When I feel my way into Svaroopa® yoga’s teaching, I can sense that it is true that I am Shiva.  I feel expansive and grounded at the same time.  I can sense beyond the boundaries of my body and my mind to know the One Divine Reality being all – being me, being you, being everyone and everything, seen and unseen.

And then I forget who I really am.  Over and over again, I get distracted.  I get caught up in the mundane aspects of life.  I get focused on what I do or who I am in relationship with.  I’m busy thinking and feeling.  These are all valid parts of who I am.  But they don’t often lead me to see myself as Divine.  It’s a painful and separate place to be.

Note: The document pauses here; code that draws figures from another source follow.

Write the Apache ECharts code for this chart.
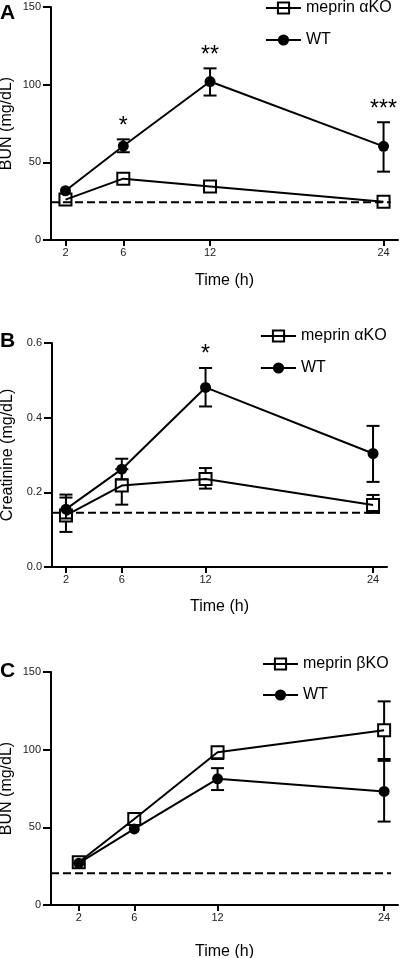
<!DOCTYPE html>
<html><head><meta charset="utf-8">
<script src="https://cdn.jsdelivr.net/npm/echarts@6/dist/echarts.min.js"></script>
<style>html,body{margin:0;padding:0;background:#fff}#c{width:400px;height:958px}</style>
</head><body><div id="c"></div>
<script>
// ---- data ----
const times = [2, 6, 12, 24];
const xTickValues = [2, 6, 12, 24];

// Panel A: BUN, meprin alpha KO vs WT
const koA = [26, 39.5, 34.5, 24.7];
const koA_lo = [null, null, null, null];
const koA_hi = [null, null, null, null];
const wtA = [31.7, 60.5, 102, 60.3];
const wtA_lo = [null, 56.5, 93, 44];
const wtA_hi = [null, 64.8, 110.5, 75.8];
const baseA = 24.3;
const sigA = ['', '*', '**', '***'];

// Panel B: Creatinine, meprin alpha KO vs WT
const koB = [0.138, 0.218, 0.236, 0.166];
const koB_lo = [0.094, 0.167, 0.21, 0.145];
const koB_hi = [0.186, 0.262, 0.265, 0.193];
const wtB = [0.155, 0.262, 0.481, 0.304];
const wtB_lo = [0.13, 0.235, 0.43, 0.228];
const wtB_hi = [0.194, 0.290, 0.533, 0.378];
const baseB = 0.145;
const sigB = ['', '', '*', ''];

// Panel C: BUN, meprin beta KO vs WT
const koC = [27.5, 55.4, 98.3, 112.5];
const koC_lo = [null, null, 94, 94];
const koC_hi = [null, null, 102, 131.1];
const wtC = [26.9, 49, 81.2, 73.1];
const wtC_lo = [null, null, 74, 53.7];
const wtC_hi = [null, null, 88.1, 92.8];
const baseC = 20.4;
const sigC = ['', '', '', ''];

const koNames = ['meprin \u03b1KO', 'meprin \u03b1KO', 'meprin \u03b2KO'];
const yNames = ['BUN (mg/dL)', 'Creatinine (mg/dL)', 'BUN (mg/dL)'];
const letters = ['A', 'B', 'C'];

// ---- layout ----
const FONT = 'Liberation Sans, Arial, sans-serif';
const grids = [
  {left: 51, top: 7, width: 347, height: 233, outerBoundsMode: 'none', containLabel: false},
  {left: 52, top: 343, width: 335, height: 224, outerBoundsMode: 'none', containLabel: false},
  {left: 51, top: 672, width: 347, height: 233, outerBoundsMode: 'none', containLabel: false}
];
const xRanges = [[1, 25], [1, 25], [0, 25]];
const yRanges = [[0, 150, 50], [0, 0.6, 0.2], [0, 150, 50]];
const xNameGaps = [33, 32, 39];
const legendPos = [{left: 265, top: 0, gap: 30}, {left: 260, top: 328, gap: 30}, {left: 262, top: 656, gap: 29}];
const letterTops = [3, 331, 661];

const panels = [
  {ko: koA, koLo: koA_lo, koHi: koA_hi, wt: wtA, wtLo: wtA_lo, wtHi: wtA_hi, base: baseA, sig: sigA},
  {ko: koB, koLo: koB_lo, koHi: koB_hi, wt: wtB, wtLo: wtB_lo, wtHi: wtB_hi, base: baseB, sig: sigB},
  {ko: koC, koLo: koC_lo, koHi: koC_hi, wt: wtC, wtLo: wtC_lo, wtHi: wtC_hi, base: baseC, sig: sigC}
];

const axisLineStyle = {color: '#000', width: 2};
const xAxes = [], yAxes = [], series = [], legends = [], graphics = [];
const nameMap = {};

function errSeries(i, vals, lo, hi, half) {
  return {
    type: 'custom', xAxisIndex: i, yAxisIndex: i, z: 1, silent: true,
    data: times.map((t, j) => [t, vals[j], lo[j] == null ? vals[j] : lo[j], hi[j] == null ? vals[j] : hi[j]]),
    renderItem: function (params, api) {
      const x = api.value(0);
      const p = api.coord([x, api.value(1)]);
      const pl = api.coord([x, api.value(2)]);
      const ph = api.coord([x, api.value(3)]);
      const children = [];
      const st = {stroke: '#000', lineWidth: 2};
      const cap = 6.5;
      if (ph[1] < p[1] - half) {
        children.push({type: 'line', shape: {x1: p[0], y1: ph[1], x2: p[0], y2: p[1] - half}, style: st});
        children.push({type: 'line', shape: {x1: p[0] - cap, y1: ph[1], x2: p[0] + cap, y2: ph[1]}, style: st});
      }
      if (pl[1] > p[1] + half) {
        children.push({type: 'line', shape: {x1: p[0], y1: p[1] + half, x2: p[0], y2: pl[1]}, style: st});
        children.push({type: 'line', shape: {x1: p[0] - cap, y1: pl[1], x2: p[0] + cap, y2: pl[1]}, style: st});
      }
      return {type: 'group', children: children};
    }
  };
}

panels.forEach((P, i) => {
  xAxes.push({
    type: 'value', gridIndex: i, min: xRanges[i][0], max: xRanges[i][1],
    name: 'Time (h)', nameLocation: 'middle', nameGap: xNameGaps[i], nameMoveOverlap: false,
    nameTextStyle: {fontSize: 16, color: '#000', fontFamily: FONT},
    axisLine: {lineStyle: axisLineStyle},
    axisTick: {show: true, length: 6, customValues: xTickValues, lineStyle: {color: '#000', width: 2}},
    axisLabel: {customValues: xTickValues, fontSize: 11, color: '#222', margin: 7, fontFamily: FONT},
    splitLine: {show: false}
  });
  yAxes.push({
    type: 'value', gridIndex: i, min: yRanges[i][0], max: yRanges[i][1], interval: yRanges[i][2],
    name: yNames[i], nameLocation: 'middle', nameGap: 36, nameMoveOverlap: false,
    nameTextStyle: {fontSize: 16, color: '#000', fontFamily: FONT},
    axisLine: {show: true, lineStyle: axisLineStyle},
    axisTick: {show: true, length: 8, lineStyle: {color: '#000', width: 2}},
    axisLabel: {fontSize: 11, color: '#222', margin: 10, fontFamily: FONT,
      formatter: i === 1 ? (v => v.toFixed(1)) : (v => String(v))},
    splitLine: {show: false}
  });
  const koName = 'ko' + i, wtName = 'wt' + i;
  nameMap[koName] = koNames[i];
  nameMap[wtName] = 'WT';
  // dashed baseline
  series.push({
    type: 'line', xAxisIndex: i, yAxisIndex: i, symbol: 'none', silent: true, z: 1,
    data: [[xRanges[i][0], P.base], [24.5, P.base]],
    lineStyle: {color: '#000', width: 2, type: [8, 4]}
  });
  series.push(errSeries(i, P.ko, P.koLo, P.koHi, 6));
  series.push(errSeries(i, P.wt, P.wtLo, P.wtHi, 5));
  series.push({
    name: koName, type: 'line', xAxisIndex: i, yAxisIndex: i, z: 3,
    data: times.map((t, j) => [t, P.ko[j]]),
    symbol: 'rect', symbolSize: 12,
    itemStyle: {color: 'rgba(255,255,255,0)', borderColor: '#000', borderWidth: 2},
    lineStyle: {color: '#000', width: 2}
  });
  series.push({
    name: wtName, type: 'line', xAxisIndex: i, yAxisIndex: i, z: 3,
    data: times.map((t, j) => [t, P.wt[j]]),
    symbol: 'circle', symbolSize: 11,
    itemStyle: {color: '#000'},
    lineStyle: {color: '#000', width: 2}
  });
  // significance stars
  series.push({
    type: 'custom', xAxisIndex: i, yAxisIndex: i, silent: true, z: 4,
    data: times.map((t, j) => [t, P.wtHi[j] == null ? P.wt[j] : P.wtHi[j]]),
    renderItem: function (params, api) {
      const s = P.sig[params.dataIndex];
      if (!s) return null;
      const c = api.coord([api.value(0), api.value(1)]);
      return {type: 'text', style: {text: s, x: c[0], y: c[1] - 13, align: 'center', verticalAlign: 'middle',
        fontSize: 23, fill: '#000', fontFamily: FONT}};
    }
  });
  legends.push({
    orient: 'vertical', left: legendPos[i].left, top: legendPos[i].top, padding: 0,
    itemWidth: 35, itemHeight: 14, itemGap: legendPos[i].gap - 14,
    data: [koName, wtName],
    formatter: n => nameMap[n],
    textStyle: {fontSize: 16, color: '#000', fontFamily: FONT},
    selectedMode: false
  });
  graphics.push({
    type: 'text', left: 0, top: letterTops[i],
    style: {text: letters[i], fontSize: 21, fontWeight: 'bold', fill: '#000', fontFamily: FONT}
  });
});

const chart = echarts.init(document.getElementById('c'), null, {renderer: 'canvas'});
chart.setOption({
  animation: false,
  backgroundColor: '#fff',
  textStyle: {fontFamily: FONT},
  grid: grids,
  xAxis: xAxes,
  yAxis: yAxes,
  legend: legends,
  series: series,
  graphic: graphics
});
</script>
</body></html>
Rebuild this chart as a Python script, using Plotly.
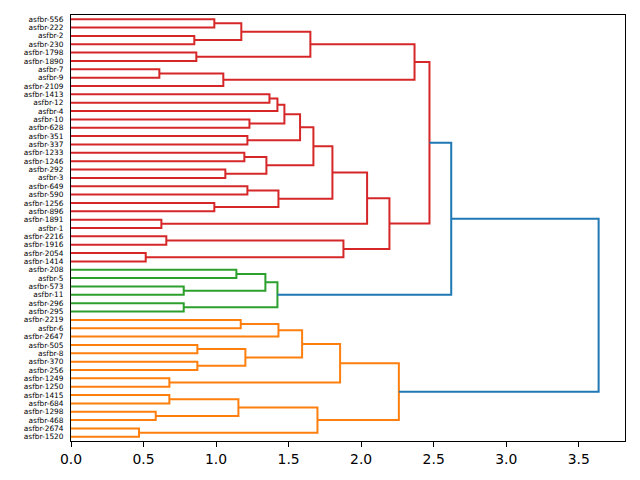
import plotly.graph_objects as go

# Leaf labels, top to bottom
leaf_labels = [
    "asfbr-556", "asfbr-222", "asfbr-2", "asfbr-230", "asfbr-1798", "asfbr-1890",
    "asfbr-7", "asfbr-9", "asfbr-2109", "asfbr-1413", "asfbr-12", "asfbr-4",
    "asfbr-10", "asfbr-628", "asfbr-351", "asfbr-337", "asfbr-1233", "asfbr-1246",
    "asfbr-292", "asfbr-3", "asfbr-649", "asfbr-590", "asfbr-1256", "asfbr-896",
    "asfbr-1891", "asfbr-1", "asfbr-2216", "asfbr-1916", "asfbr-2054", "asfbr-1414",
    "asfbr-208", "asfbr-5", "asfbr-573", "asfbr-11", "asfbr-296", "asfbr-295",
    "asfbr-2219", "asfbr-6", "asfbr-2647", "asfbr-505", "asfbr-8", "asfbr-370",
    "asfbr-256", "asfbr-1249", "asfbr-1250", "asfbr-1415", "asfbr-684", "asfbr-1298",
    "asfbr-468", "asfbr-2674", "asfbr-1520",
]

# Merges: new cluster name, left child, right child, merge height, colour group
merge_name = ["A1", "A2", "A3", "A4", "A5", "A6", "A7", "A8",
              "B1", "B2", "B3", "B4", "B5", "B6", "B7", "B8", "B9", "B10",
              "B11", "B12", "B13", "B14", "B15", "B16", "B17", "B18", "B19", "B20",
              "R",
              "G1", "G2", "G3", "G4", "G5",
              "RG",
              "O1", "O2", "O3", "O4", "O5", "O6", "O7", "O8", "O9", "O10",
              "O11", "O12", "O13", "O14",
              "TOP"]
merge_a = ["asfbr-556", "asfbr-2", "A1", "asfbr-1798", "A3", "asfbr-7", "A6", "A5",
           "asfbr-1413", "B1", "asfbr-10", "B2", "asfbr-351", "B4", "asfbr-1233", "asfbr-292", "B7", "B6",
           "asfbr-649", "asfbr-1256", "B11", "B10", "asfbr-1891", "B14", "asfbr-2216", "asfbr-2054", "B17", "B16",
           "A8",
           "asfbr-208", "asfbr-573", "G1", "asfbr-296", "G3",
           "R",
           "asfbr-2219", "O1", "asfbr-505", "asfbr-370", "O3", "O2", "asfbr-1249", "O6", "asfbr-1415", "asfbr-1298",
           "O9", "asfbr-2674", "O11", "O8",
           "RG"]
merge_b = ["asfbr-222", "asfbr-230", "A2", "asfbr-1890", "A4", "asfbr-9", "asfbr-2109", "A7",
           "asfbr-12", "asfbr-4", "asfbr-628", "B3", "asfbr-337", "B5", "asfbr-1246", "asfbr-3", "B8", "B9",
           "asfbr-590", "asfbr-896", "B12", "B13", "asfbr-1", "B15", "asfbr-1916", "asfbr-1414", "B18", "B19",
           "B20",
           "asfbr-5", "asfbr-11", "G2", "asfbr-295", "G4",
           "G5",
           "asfbr-6", "asfbr-2647", "asfbr-8", "asfbr-256", "O4", "O5", "asfbr-1250", "O7", "asfbr-684", "asfbr-468",
           "O10", "asfbr-1520", "O12", "O13",
           "O14"]
merge_h = [0.988, 0.850, 1.174, 0.864, 1.650, 0.609, 1.050, 2.368,
           1.368, 1.423, 1.230, 1.471, 1.216, 1.579, 1.195, 1.064, 1.347, 1.671,
           1.216, 0.988, 1.430, 1.802, 0.623, 2.041, 0.657, 0.515, 1.878, 2.195,
           2.471,
           1.140, 0.777, 1.340, 0.777, 1.423,
           2.621,
           1.170, 1.430, 0.871, 0.871, 1.202, 1.593, 0.678, 1.855, 0.678, 0.584,
           1.154, 0.469, 1.699, 2.260,
           3.637]
merge_grp = ["r"] * 29 + ["g"] * 5 + ["b"] + ["o"] * 14 + ["b"]

group_colors = {"r": "#d62728", "g": "#2ca02c", "o": "#ff7f0e", "b": "#1f77b4"}
x_ticks = [0.0, 0.5, 1.0, 1.5, 2.0, 2.5, 3.0, 3.5]

n = len(leaf_labels)
leaf_y = [10 * (n - 1 - i) + 5 for i in range(n)]
pos = {lab: (0.0, y) for lab, y in zip(leaf_labels, leaf_y)}

segs = {g: ([], []) for g in group_colors}
for name, a, b, h, g in zip(merge_name, merge_a, merge_b, merge_h, merge_grp):
    ha, ya = pos[a]
    hb, yb = pos[b]
    xs, ys = segs[g]
    xs += [ha, h, h, hb, None]
    ys += [ya, ya, yb, yb, None]
    pos[name] = (h, (ya + yb) / 2)

fig = go.Figure()
for g in ["r", "g", "o", "b"]:
    xs, ys = segs[g]
    fig.add_trace(go.Scatter(x=xs, y=ys, mode="lines",
                             line=dict(color=group_colors[g], width=2),
                             hoverinfo="skip", showlegend=False))

fig.update_layout(
    width=640, height=480,
    margin=dict(l=71, r=15, t=15, b=39),
    paper_bgcolor="white", plot_bgcolor="white",
    font=dict(family="DejaVu Sans", color="black"),
    xaxis=dict(range=[0, 1.05 * max(merge_h)], tickvals=x_ticks,
               ticktext=[f"{v:.1f}" for v in x_ticks],
               ticks="outside", ticklen=5, tickwidth=1, tickcolor="black",
               showline=True, mirror=True, linecolor="black", linewidth=1,
               showgrid=False, zeroline=False,
               tickfont=dict(size=13.9, family="DejaVu Sans", color="black")),
    yaxis=dict(range=[0, 10 * n], tickvals=leaf_y, ticktext=leaf_labels,
               ticks="outside", ticklen=5, tickcolor="rgba(0,0,0,0)",
               showline=True, mirror=True, linecolor="black", linewidth=1,
               showgrid=False, zeroline=False,
               tickfont=dict(size=7.4, family="DejaVu Sans", color="black")),
)

fig.write_html("out.html")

This is why I’m loving Sadguru Swami Nirmalananda’s final “quick fix” of the year.  Her December Teachings Article, It’s All Divine, gives the most powerful of the practices thus far: “See it All as Shiva.”

I tend not to see the mundane — “my” mundane — as Divine.  Divine, my mind tells me, is Godlike, celestial.  Even using a less lofty definition, Divine is lovely, blissful and pleasing.  My mundane life often does not feel like any of this. But then I go back to Swamiji’s quick fix — to see it all as Shiva.  Even the mundane stuff, even the tough stuff, even the messy stuff.  It’s all Shiva.  What helps me see this is starting with me.

This month’s quick fix reminds me of Rene Descartes’ axiom “I think, therefore I am.”  Yoga’s axiom is more like “I am, therefore I AM.”  Shiva is existence Itself.  Because I exist, I am existence itself.  Because I exist, I am Shiva.  I don’t have to “do” anything.  I just am.  Everything I think and say and do is Shiva.  Everything I see is Shiva because I am Shiva.


It’s all in the way I look at things.  Swami puts it this way, “The One Divine Reality is never absent. It’s only your perception that changes.”  All I have to do is shift my perception.  I’ve been putting this into practice by giving myself a gentle “knock upside my head.‘  In a recent conversation with my daughter, I found myself getting frustrated.  She was stuck in a viewpoint that I felt was getting us nowhere.  Then it hit me — literally hit me.  I am Shiva.  It was like an ice cube melting in the warmth of the sun.  My mind melted into peace in the middle of strife.  I knew I was Divine and mundane — aha and duh — at the same time!  All I had to do was shift my perception of who I was in that moment, and it all changed.  I allowed my daughter her viewpoint.  I realized I didn’t have to change a thing.  It could just “be” — as I could just “be.” For me, this takes the sting and judgment out of the mundane.  It reminds me that I don’t have to put things in two camps: Divine/mundane, pleasant/unpleasant, right/wrong.  It all just IS.  It’s all Shiva, all the time.  I am Shiva, all the time, whether I’m sitting in meditation or arguing with my daughter.  As Swamiji writes, “You are Shiva, so wherever you go, Shiva is there because you are there.”  And when I recognize my Shivaness, I recognize it in everyone and everything else too. This is pretty radical Self-acceptance.  And that is Divine!